Turning the Computer Off when it is not in use:

This is another very common approach.  The big advantage here is saving power and cutting down on the noise.  The major downside is that you have to wait for it to start up and shut down when you want to use it.  The other downside, that most people don't even think of, is that your computer usually does most of its maintenance tasks at night.  If you turn your computer off at night, it is not going to have a chance to do those maintenance tasks.  Some tasks will run the next time your computer starts, but this will cause your computer to be sluggish as it is catching up on everything when it is first used in the morning.  Other tasks will never get caught up and will cause degraded performance due to never getting the option to run.  If you are going to turn your computer off when it is not in use, you should reschedule any important maintenance tasks to a time when you will be able to leave your computer on.  That, however, is another post.
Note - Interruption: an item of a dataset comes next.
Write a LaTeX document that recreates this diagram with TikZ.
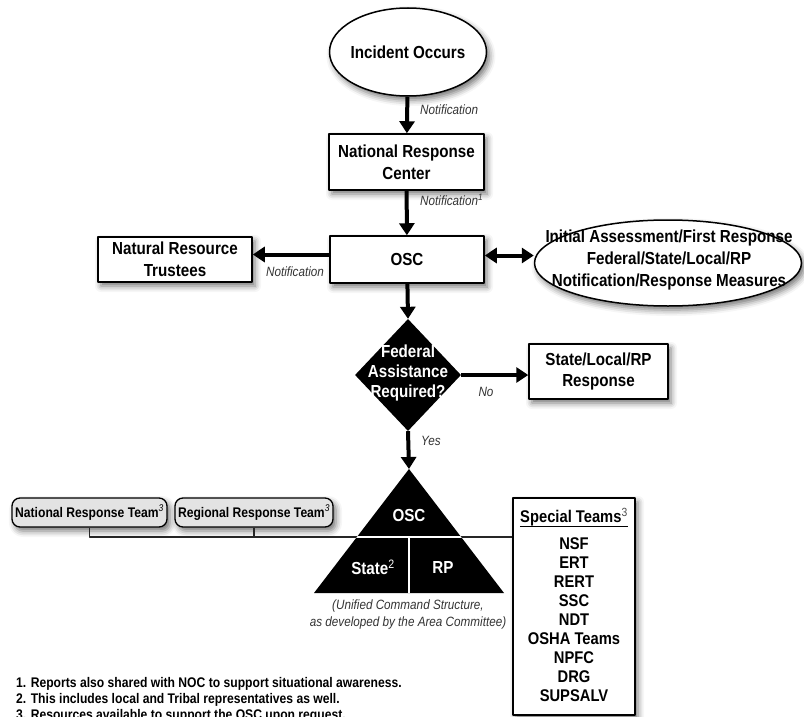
\documentclass[tikz,border=0pt]{standalone}
\usepackage{fontspec}
\setmainfont{Liberation Sans}[FakeStretch=0.87]
\usetikzlibrary{arrows.meta,shapes.geometric,shadows.blur}
\begin{document}
\begin{tikzpicture}[x=1bp, y=-1bp, line join=round,
    box/.style={draw=black, line width=1.5bp, fill=white, inner sep=0pt, align=center,
      font=\fontsize{17.5}{22}\selectfont\bfseries,
      blur shadow={shadow xshift=3bp, shadow yshift=-4bp, shadow blur radius=6bp, shadow opacity=55}},
    oval/.style={box, ellipse},
    txt/.style={inner sep=0pt, align=center, font=\fontsize{17.5}{22.5}\selectfont\bfseries},
    wtxt/.style={inner sep=0pt, align=center, text=white, font=\fontsize{17.5}{20.5}\selectfont\bfseries},
    note/.style={inner sep=1pt, text=black!80, font=\fontsize{13.5}{17}\selectfont\itshape},
    tag/.style={box, rounded corners=8bp, fill=black!11, line width=1.3bp, font=\fontsize{14}{16}\selectfont\bfseries},
    team/.style={inner sep=0pt, font=\fontsize{17}{19}\selectfont\bfseries},
    foot/.style={inner sep=0pt, anchor=west, font=\fontsize{14}{16}\selectfont\bfseries},
    flow/.style={line width=4bp, -{Triangle[width=15bp,length=12bp]}},
    both/.style={line width=4bp, {Triangle[width=15bp,length=12bp]}-{Triangle[width=15bp,length=12bp]}},
    bus/.style={line width=1.4bp, draw=black!85}]
  \useasboundingbox (0,0) rectangle (804,717);
  \clip (0,0) rectangle (804,717);
  \node[oval, minimum width=157bp, minimum height=88bp] (inc) at (408,52) {};
  \node[txt] (inctxt) at (inc.center) {Incident Occurs};
  \node[box, minimum width=155bp, minimum height=56bp] (nrc) at (406.5,162) {National Response\\Center};
  \node[box, minimum width=154bp, minimum height=47bp] (osc) at (407,259.5) {OSC};
  \node[box, minimum width=154bp, minimum height=45bp] (nrt) at (175,259.5) {Natural Resource\\Trustees};
  \node[oval, minimum width=267bp, minimum height=86bp] (ia) at (668,263) {};
  \node[txt] (iatxt) at (669,260) {Initial Assessment/First Response\\Federal/State/Local/RP\\Notification/Response Measures};
  \node[diamond, fill=black, inner sep=0pt, minimum width=106bp, minimum height=112bp] (fed) at (408,375) {};
  \node[wtxt] (fedtxt) at (408,373) {Federal\\Assistance\\Required?};
  \node[box, minimum width=139bp, minimum height=55bp] (slr) at (598.5,371.5) {State/Local/RP\\Response};
  \draw[flow] (inc) -- (nrc);
  \draw[flow] (nrc) -- (osc);
  \draw[flow] ([yshift=5bp]osc.west) -- ([yshift=5bp]osc.west -| nrt.east);
  \draw[both] ([yshift=4bp]osc.east) -- ([yshift=4bp]osc.east -| ia.west);
  \draw[flow] (osc) -- (fed.north);
  \draw[flow] (fed.east) -- (fed.east -| slr.west);
  \node[note, anchor=west] (n1) at (419,110) {Notification};
  \node[note, anchor=west] (n2) at (419,200) {Notification\textsuperscript{1}};
  \node[note] (n3) at (295,272) {Notification};
  \node[note] (nno) at (486,392) {No};
  \node[note, anchor=west] (nyes) at (420,441) {Yes};
  \coordinate (ucs) at (409,469);
  \coordinate (ucsl) at (314,593);
  \coordinate (ucsr) at (504,593);
  \coordinate (ucsmid) at (409,537);
  \node[tag, minimum width=155bp, minimum height=29bp] (natteam) at (89.5,512.5) {National Response Team\textsuperscript{\mdseries\itshape 3}};
  \node[tag, minimum width=158bp, minimum height=29bp] (regteam) at (254,512.5) {Regional Response Team\textsuperscript{\mdseries\itshape 3}};
  \node[box, minimum width=122bp, minimum height=217bp] (st) at (574,606.5) {};
  \draw[bus] (natteam.south) |- (st.west |- ucsmid);
  \draw[bus] (regteam.south) -- (regteam.south |- ucsmid);
  \draw[flow] (fed.south) -- (ucs);
  \fill[black] (ucsl) -- (ucs) -- (ucsr) -- cycle;
  \begin{scope}
    \clip (ucsl) -- (ucs) -- (ucsr) -- cycle;
    \draw[white, line width=2.5bp] (ucsmid -| ucsl) -- (ucsmid -| ucsr);
    \draw[white, line width=2.5bp] (ucsmid) -- (ucsmid |- ucsl);
  \end{scope}
  \node[wtxt] (tosc) at (409,515) {OSC};
  \node[wtxt] (tstate) at (373,567) {State\textsuperscript{\mdseries 2}};
  \node[wtxt] (trp) at (443,567) {RP};
  \node[note, align=center] (ucstxt) at (408,614.5) {(Unified Command Structure,\\as developed by the Area Committee)};
  \node[team, minimum width=108bp] (sthead) at (574,517) {Special Teams\textsuperscript{\mdseries\color{black!70}3}};
  \draw[line width=1.3bp] (sthead.south west) -- (sthead.south east);
  \foreach \t [count=\i] in {NSF,ERT,RERT,SSC,NDT,OSHA Teams,NPFC,DRG,SUPSALV}
    \node[team] (team\i) at (574,525+19*\i) {\t};
  \node[foot] (fn1) at (16,684) {1. Reports also shared with NOC to support situational awareness.};
  \node[foot] (fn2) at (16,700) {2. This includes local and Tribal representatives as well.};
  \node[foot] (fn3) at (16,716) {3. Resources available to support the OSC upon request.};
\end{tikzpicture}
\end{document}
Have the Computer Hibernate:

Hibernation is a one trick pony in my opinion.  It is good if your laptop battery is low and you want to save all of your open programs.  In hibernation, your computer writes all of its current information to the hard drive and then shuts itself completely down.  Yes it opens all of your programs again when you turn the computer back on, but it is not very quick and it does not have all of the benefits of a clean restart of your computer.  More to come on that later.

Have your Computer Sleep:

This is a very good option in your computer power playbook, but it too is not without fault.  In sleep, also called standby, your computer shuts of all but the most essential internal components.  It can bring power usage down to about 1 to 3 watts compared to a couple hundred watts when running.   In standby your computer will also wake itself up for those all important late night maintenance binges.  However, in standby, your computer is not getting regular restarts.  Believe it or not, the number one troubleshooting/maintenance tool you have is restarting your computer.  A computer that is restarted regularly runs faster and smoother then one that is not.  Restarting your computer clears out the memory and removes any errors that might have built up over the time that it has been running.  The main drawback to standby is reliability.  Computers can have problems going to sleep, staying asleep and waking up.  Unfortunately, there is no magic bullet as this can be caused by a number of different things.  In my experience, sleep problems are mainly caused by devices that use a USB connection, so start your quest for the snooze there.

Where does that leave you?

The good news is that there is no bad answer to this one.  Any of the above options work if you allow for nightly maintenance tasks and restart your computer at least a couple of times a week.  I would personally recommend using sleep if it is an option.  Otherwise, it comes down to how much power you would like to use and how quickly do you want your computer to be ready for you when you sit down.  If your current power settings work for you, then go for it.  Visit your control panel and then power options to configure sleep and hibernation options.